There is a saying in architecture that no building is unbuildable, only unbuilt. Structures may be impossible in the here and now, but have the potential to exist given enough time or technological development: a futuristic cityscape, a spacefaring megastructure, the ruins of an alien civilisation. However, there are also buildings that defy the physical laws of space. It is not an issue that they could not exist, but that they should not. Their forms bend and warp in unthinkable ways; dream-like structures that push spatial logic to its breaking point.

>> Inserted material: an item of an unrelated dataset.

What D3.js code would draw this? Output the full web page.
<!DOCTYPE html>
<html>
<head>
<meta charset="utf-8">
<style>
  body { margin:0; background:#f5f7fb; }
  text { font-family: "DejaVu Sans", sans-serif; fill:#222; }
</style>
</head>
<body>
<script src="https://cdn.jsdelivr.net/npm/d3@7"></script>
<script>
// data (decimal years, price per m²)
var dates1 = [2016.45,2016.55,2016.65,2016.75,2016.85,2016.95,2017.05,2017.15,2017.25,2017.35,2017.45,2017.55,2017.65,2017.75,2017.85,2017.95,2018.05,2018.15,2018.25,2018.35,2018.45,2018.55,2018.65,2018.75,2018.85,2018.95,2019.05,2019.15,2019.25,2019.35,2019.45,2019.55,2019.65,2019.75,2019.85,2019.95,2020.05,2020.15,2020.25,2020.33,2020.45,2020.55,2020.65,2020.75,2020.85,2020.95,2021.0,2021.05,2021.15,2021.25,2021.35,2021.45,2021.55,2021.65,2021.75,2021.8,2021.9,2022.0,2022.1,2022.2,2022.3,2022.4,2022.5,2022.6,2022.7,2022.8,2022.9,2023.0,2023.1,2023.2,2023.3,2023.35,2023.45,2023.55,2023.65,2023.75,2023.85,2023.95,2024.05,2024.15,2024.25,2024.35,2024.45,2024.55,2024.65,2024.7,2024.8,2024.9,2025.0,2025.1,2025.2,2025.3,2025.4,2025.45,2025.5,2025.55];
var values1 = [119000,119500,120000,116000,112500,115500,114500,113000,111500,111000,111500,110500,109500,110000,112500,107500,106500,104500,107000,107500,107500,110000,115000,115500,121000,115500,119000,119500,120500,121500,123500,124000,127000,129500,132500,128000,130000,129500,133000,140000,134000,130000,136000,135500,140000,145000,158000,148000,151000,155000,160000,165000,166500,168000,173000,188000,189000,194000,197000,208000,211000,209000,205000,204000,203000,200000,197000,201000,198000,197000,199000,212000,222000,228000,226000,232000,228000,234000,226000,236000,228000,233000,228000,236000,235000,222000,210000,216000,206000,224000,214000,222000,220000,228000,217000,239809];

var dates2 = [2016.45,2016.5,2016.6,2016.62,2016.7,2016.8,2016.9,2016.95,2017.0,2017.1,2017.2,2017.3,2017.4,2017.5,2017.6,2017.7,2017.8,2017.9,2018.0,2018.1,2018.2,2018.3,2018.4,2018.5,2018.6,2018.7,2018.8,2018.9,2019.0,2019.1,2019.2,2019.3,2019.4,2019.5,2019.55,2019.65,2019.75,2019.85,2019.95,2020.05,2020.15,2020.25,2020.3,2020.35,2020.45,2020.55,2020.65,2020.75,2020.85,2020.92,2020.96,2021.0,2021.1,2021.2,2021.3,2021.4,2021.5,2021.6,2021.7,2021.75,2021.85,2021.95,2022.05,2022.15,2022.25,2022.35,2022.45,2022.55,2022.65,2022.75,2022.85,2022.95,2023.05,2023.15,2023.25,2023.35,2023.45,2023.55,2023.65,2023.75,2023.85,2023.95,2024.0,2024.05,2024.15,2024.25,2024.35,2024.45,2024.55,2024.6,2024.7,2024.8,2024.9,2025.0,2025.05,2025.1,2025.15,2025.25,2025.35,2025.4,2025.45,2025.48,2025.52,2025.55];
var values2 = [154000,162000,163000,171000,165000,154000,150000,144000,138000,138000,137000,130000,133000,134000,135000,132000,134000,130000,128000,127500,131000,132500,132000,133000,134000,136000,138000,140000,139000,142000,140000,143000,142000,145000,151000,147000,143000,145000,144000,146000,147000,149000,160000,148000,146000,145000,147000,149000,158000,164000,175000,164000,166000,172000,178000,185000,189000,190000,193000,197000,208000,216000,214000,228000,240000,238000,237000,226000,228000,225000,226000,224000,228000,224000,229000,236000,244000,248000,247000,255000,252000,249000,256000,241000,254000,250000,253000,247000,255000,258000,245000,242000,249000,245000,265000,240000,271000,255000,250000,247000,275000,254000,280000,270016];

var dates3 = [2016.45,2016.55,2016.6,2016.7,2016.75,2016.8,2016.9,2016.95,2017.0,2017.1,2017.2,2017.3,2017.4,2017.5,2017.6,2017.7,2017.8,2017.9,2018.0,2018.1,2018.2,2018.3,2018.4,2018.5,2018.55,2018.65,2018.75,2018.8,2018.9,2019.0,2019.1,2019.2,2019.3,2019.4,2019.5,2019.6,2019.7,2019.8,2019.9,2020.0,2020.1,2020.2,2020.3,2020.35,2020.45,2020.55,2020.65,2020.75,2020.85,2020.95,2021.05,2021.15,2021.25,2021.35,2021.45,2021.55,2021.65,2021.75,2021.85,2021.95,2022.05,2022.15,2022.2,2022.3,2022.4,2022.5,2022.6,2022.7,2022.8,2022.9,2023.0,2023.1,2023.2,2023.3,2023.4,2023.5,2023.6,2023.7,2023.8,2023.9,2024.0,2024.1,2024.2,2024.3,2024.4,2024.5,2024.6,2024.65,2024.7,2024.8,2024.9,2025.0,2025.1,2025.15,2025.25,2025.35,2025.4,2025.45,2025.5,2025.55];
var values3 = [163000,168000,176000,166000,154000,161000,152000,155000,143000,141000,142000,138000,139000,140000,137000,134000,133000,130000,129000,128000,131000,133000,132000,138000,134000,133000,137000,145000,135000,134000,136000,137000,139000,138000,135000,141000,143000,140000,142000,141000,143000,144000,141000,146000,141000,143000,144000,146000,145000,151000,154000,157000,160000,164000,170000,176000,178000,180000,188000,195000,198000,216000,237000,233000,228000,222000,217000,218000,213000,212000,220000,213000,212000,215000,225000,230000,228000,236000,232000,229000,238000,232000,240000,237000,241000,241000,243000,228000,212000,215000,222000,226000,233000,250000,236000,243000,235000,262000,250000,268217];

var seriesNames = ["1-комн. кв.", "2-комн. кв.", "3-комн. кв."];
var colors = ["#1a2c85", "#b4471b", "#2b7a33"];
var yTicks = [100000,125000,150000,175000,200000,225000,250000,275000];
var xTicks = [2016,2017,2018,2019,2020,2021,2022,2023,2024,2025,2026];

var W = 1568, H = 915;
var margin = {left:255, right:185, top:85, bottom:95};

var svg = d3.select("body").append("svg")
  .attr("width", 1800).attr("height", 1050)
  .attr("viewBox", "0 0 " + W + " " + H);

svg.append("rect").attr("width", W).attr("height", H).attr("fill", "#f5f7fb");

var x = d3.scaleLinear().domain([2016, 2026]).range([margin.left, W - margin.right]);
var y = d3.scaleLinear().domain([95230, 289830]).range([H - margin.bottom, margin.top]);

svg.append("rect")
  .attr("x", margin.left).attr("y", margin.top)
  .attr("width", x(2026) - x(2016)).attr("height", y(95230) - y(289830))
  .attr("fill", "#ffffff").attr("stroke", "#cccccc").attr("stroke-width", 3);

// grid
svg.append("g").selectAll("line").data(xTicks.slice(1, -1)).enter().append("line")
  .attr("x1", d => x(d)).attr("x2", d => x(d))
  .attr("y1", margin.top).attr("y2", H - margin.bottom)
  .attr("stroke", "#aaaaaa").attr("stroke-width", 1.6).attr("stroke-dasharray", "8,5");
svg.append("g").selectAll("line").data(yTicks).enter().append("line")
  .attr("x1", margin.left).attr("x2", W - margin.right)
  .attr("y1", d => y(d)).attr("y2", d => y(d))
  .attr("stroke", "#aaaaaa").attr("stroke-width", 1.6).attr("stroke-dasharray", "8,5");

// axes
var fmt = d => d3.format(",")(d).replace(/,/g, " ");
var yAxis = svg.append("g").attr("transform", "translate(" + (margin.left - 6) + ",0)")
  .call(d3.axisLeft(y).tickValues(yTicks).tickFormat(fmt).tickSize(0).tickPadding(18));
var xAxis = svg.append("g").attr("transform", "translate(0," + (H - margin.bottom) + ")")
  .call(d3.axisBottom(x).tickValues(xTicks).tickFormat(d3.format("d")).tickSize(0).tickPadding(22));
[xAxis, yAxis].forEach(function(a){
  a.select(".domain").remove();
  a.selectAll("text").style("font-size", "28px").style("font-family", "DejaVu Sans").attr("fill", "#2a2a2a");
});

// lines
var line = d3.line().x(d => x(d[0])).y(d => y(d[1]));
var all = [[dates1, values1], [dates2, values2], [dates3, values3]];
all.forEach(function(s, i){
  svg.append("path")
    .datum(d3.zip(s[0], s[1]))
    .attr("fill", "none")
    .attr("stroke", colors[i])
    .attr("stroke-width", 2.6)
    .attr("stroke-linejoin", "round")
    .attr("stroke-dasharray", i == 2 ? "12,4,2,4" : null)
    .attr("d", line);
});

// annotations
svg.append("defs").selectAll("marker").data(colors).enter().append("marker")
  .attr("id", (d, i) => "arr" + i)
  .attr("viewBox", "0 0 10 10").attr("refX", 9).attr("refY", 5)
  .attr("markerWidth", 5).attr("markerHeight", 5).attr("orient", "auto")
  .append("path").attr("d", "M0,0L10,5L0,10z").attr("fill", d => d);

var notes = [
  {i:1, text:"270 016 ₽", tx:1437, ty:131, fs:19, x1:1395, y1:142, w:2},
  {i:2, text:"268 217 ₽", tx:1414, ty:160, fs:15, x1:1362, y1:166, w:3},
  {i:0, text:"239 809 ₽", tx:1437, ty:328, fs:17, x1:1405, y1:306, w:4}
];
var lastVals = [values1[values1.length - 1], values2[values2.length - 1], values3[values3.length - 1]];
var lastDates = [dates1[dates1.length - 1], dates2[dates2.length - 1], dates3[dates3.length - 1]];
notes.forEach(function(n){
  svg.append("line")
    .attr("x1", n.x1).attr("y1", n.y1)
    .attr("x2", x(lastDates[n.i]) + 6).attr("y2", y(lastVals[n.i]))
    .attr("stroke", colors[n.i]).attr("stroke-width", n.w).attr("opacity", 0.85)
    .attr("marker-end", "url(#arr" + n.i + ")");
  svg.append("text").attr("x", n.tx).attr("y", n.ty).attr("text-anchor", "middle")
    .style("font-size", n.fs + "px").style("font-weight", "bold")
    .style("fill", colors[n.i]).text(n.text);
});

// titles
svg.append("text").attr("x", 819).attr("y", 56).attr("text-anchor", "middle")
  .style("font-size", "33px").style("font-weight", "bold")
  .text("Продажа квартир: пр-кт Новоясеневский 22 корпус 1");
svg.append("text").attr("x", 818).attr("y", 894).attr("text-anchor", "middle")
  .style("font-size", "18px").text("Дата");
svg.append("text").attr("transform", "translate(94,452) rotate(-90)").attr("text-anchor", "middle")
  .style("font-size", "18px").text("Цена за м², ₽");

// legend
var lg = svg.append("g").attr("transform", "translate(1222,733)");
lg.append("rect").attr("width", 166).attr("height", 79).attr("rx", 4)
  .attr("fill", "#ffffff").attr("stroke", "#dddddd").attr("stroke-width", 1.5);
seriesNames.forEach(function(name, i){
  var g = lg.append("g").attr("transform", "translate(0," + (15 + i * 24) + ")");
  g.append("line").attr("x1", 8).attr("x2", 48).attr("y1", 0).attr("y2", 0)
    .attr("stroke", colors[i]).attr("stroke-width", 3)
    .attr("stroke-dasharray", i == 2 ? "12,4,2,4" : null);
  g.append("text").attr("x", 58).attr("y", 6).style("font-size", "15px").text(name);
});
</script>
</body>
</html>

The Tomb of Porsena is a legendary monument built to house the body of an Etruscan king. 400 years after its construction, the Roman scholar Varro gave a detailed description of the ancient structure. A giant stone base rose 50 feet high, beneath it lay an "inextricable labyrinth", and atop it sat five pyramids. Above this was a brass sphere, four more pyramids, a platform and then a final five pyramids. The image painted by Varro, one of shapes stacked upon shapes, seems like a wild exaggeration. Despite this, Varro's fanciful description sparked the imaginations of countless architects over the centuries. The tomb was an enigma, and yet the difficulty in conceptualising it, and the vision behind it, was fascinating. On paper artists were free to realise its potential. If paper liberated minds, the screen can surely open up further possibilities. There's no shortage of visionary structures within the virtual spaces of video games. These are strange buildings that ask us to imagine worlds radically different to our own.

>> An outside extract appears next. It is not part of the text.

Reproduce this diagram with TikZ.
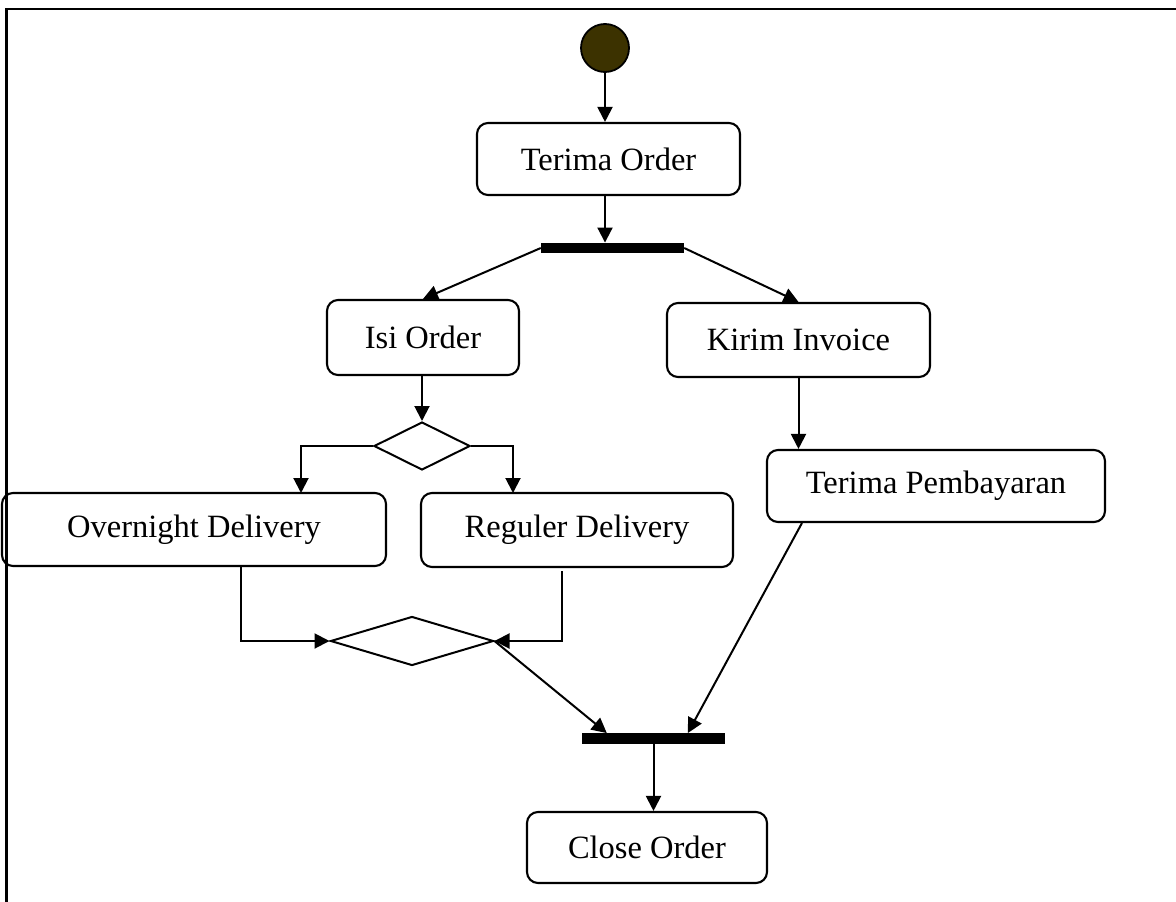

Whilst many impossible formulations are orientated towards the future, there are also plenty from the past. The castle in Ico is one example of this. During the Renaissance, Europe was obsessed, not with future utopias, but with ancient Greece and Rome. While the box art of Ico is famously inspired by Giorgio de Chirico, the long shadows and sun-bleached stone walls only make-up a portion of the game's mood. It is the etchings of Giovanni Piranesi that best capture what it's like to explore the castle's winding stairs and bridges. Piranesi's imaginary Roman reconstructions were absurdly big - so colossal you could get lost in just the foundations. In a similar way, Ico's castle is impossibly large, the camera zooming out in order to overwhelm you and build up the unfathomable mystery of its origin and purpose.